Here I am, going through a divorce, having just suffered months of verbal and occasional violence from my husband. I just came to terms with the fact that the man I put all my trust in is a selfish, crazy, cruel person who has caused me more pain than everything else in my life put together. I have, in short, been to hell and back (or at least maybe I'm on the path outta hell, not quite throwing a goodbye party yet, though).

And so why, in the face of all that, am I so upset because a manager at work went off on me today? It's not even something I could get in serious trouble over. My job is hardly in danger, and even if it was, it's no gem of a job anyway, it's a dime a dozen to find an equivalent one. And yeah, this woman was a real jerk to me, but who is she to me, that I am so hurt by this?

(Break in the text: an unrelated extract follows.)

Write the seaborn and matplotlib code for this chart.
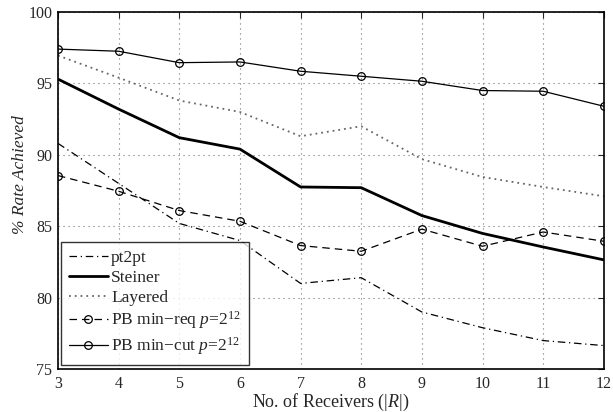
import matplotlib
matplotlib.use("Agg")
import matplotlib.pyplot as plt
import seaborn as sns
import pandas as pd

receivers = [3, 4, 5, 6, 7, 8, 9, 10, 11, 12]
pt2pt = [90.8, 88.0, 85.2, 84.0, 81.0, 81.4, 79.0, 77.9, 77.0, 76.65]
steiner = [95.3, 93.2, 91.2, 90.4, 87.75, 87.7, 85.75, 84.5, 83.55, 82.65]
layered = [96.95, 95.4, 93.8, 93.0, 91.3, 92.0, 89.7, 88.45, 87.75, 87.1]
pb_min_req = [88.55, 87.45, 86.1, 85.35, 83.65, 83.25, 84.8, 83.6, 84.6, 83.95]
pb_min_cut = [97.4, 97.25, 96.45, 96.5, 95.85, 95.5, 95.15, 94.5, 94.45, 93.4]

labels = ["pt2pt", "Steiner", "Layered",
          r"PB min$-$req $p$=2$^{\mathit{12}}$",
          r"PB min$-$cut $p$=2$^{\mathit{12}}$"]
series = [pt2pt, steiner, layered, pb_min_req, pb_min_cut]

sns.set_style("white")
plt.rcParams["font.family"] = ["Liberation Serif", "DejaVu Serif"]
plt.rcParams["mathtext.fontset"] = "custom"
plt.rcParams["mathtext.rm"] = "Liberation Serif"
plt.rcParams["mathtext.it"] = "Liberation Serif:italic"

fig = plt.figure(figsize=(6.13, 4.12), dpi=100)
ax = fig.add_axes([0.0946, 0.104, 0.8904, 0.867])

styles = [
    dict(linestyle=(0, (6, 3, 1, 3)), linewidth=0.9, marker=None),
    dict(linestyle="-", linewidth=2.0, marker=None),
    dict(linestyle=(0, (1, 2.2)), linewidth=1.3, marker=None, color="0.4"),
    dict(linestyle=(0, (6, 4)), linewidth=0.9, marker="o"),
    dict(linestyle="-", linewidth=0.9, marker="o"),
]

for vals, lab, st in zip(series, labels, styles):
    df = pd.DataFrame({"x": receivers, "y": vals})
    color = st.pop("color", "black")
    sns.lineplot(data=df, x="x", y="y", ax=ax, label=lab, color=color,
                 markerfacecolor="none", markeredgecolor="black",
                 markersize=5.5, markeredgewidth=0.9, **st)

ax.set_xlim(3, 12)
ax.set_ylim(75, 100)
ax.set_xticks(receivers)
ax.set_yticks([75, 80, 85, 90, 95, 100])
ax.tick_params(direction="in", labelsize=11.5, length=4, width=0.8,
               top=True, right=True)
ax.tick_params(axis="x", pad=5)
ax.tick_params(axis="y", pad=4)
ax.grid(True, linestyle=(0, (1, 3.5)), color="0.45", linewidth=0.8)
for s in ax.spines.values():
    s.set_visible(True)
    s.set_color("black")
    s.set_linewidth(1.2)

ax.set_xlabel(r"No. of Receivers (|$R$|)", fontsize=13, labelpad=0)
ax.set_ylabel("% Rate Achieved", fontsize=12.5, style="italic")
ax.yaxis.set_label_coords(-0.055, 0.545)

leg = ax.legend(loc="lower left", bbox_to_anchor=(0.005, 0.012), fontsize=12.5,
                frameon=True, fancybox=False, handlelength=2.3,
                handletextpad=0.15, borderpad=0.45, labelspacing=0.22,
                borderaxespad=0)
leg.get_frame().set_edgecolor("black")
leg.get_frame().set_linewidth(1.0)

fig.savefig("out.png", dpi=100)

But it's like, I can handle everything my husband throws at me, I am ready for that, but apparently my self confidence is so low right now that if someone else lays into me, even about something insignificant, I just about lose it. Is that...normal? I feel like I am getting more upset because this woman I barely know is telling me I'm a crappy employee, than I was when my husband told me I was a crappy wife and not worth coming back to. I don't really think I care more about my job than my husband, I am devastated by losing him, he truly was the one true love of my life. 

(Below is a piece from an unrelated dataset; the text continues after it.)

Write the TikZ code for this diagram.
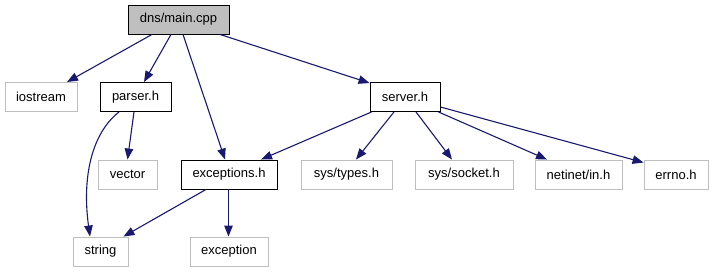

I often find myself dwelling interminably on little things, like this. I obsess over how I need to lose some weight, or something, but then I often just feel nothing about my husband, and when I do start thinking about it, I shut it out, think about other things, start watching a TV show, etc. Is this healthy? Or a bad way to handle things? I really don't know.


----------



## EleGirl (Dec 3, 2011)

It's easier to be upset at her than at yourself for putting up with your h's crap and/or at your h. Plus it's just never fun when someone at work yells at us. She should not be yelling at your for anything really.

Maybe you are also sick and tired of being yelled at. And now here she comes yelling at you. Why shouldn't it bother you?

And yes it is healthy to switch your attention away from things that bother you. Much more healthy than over dwelling on them.


----------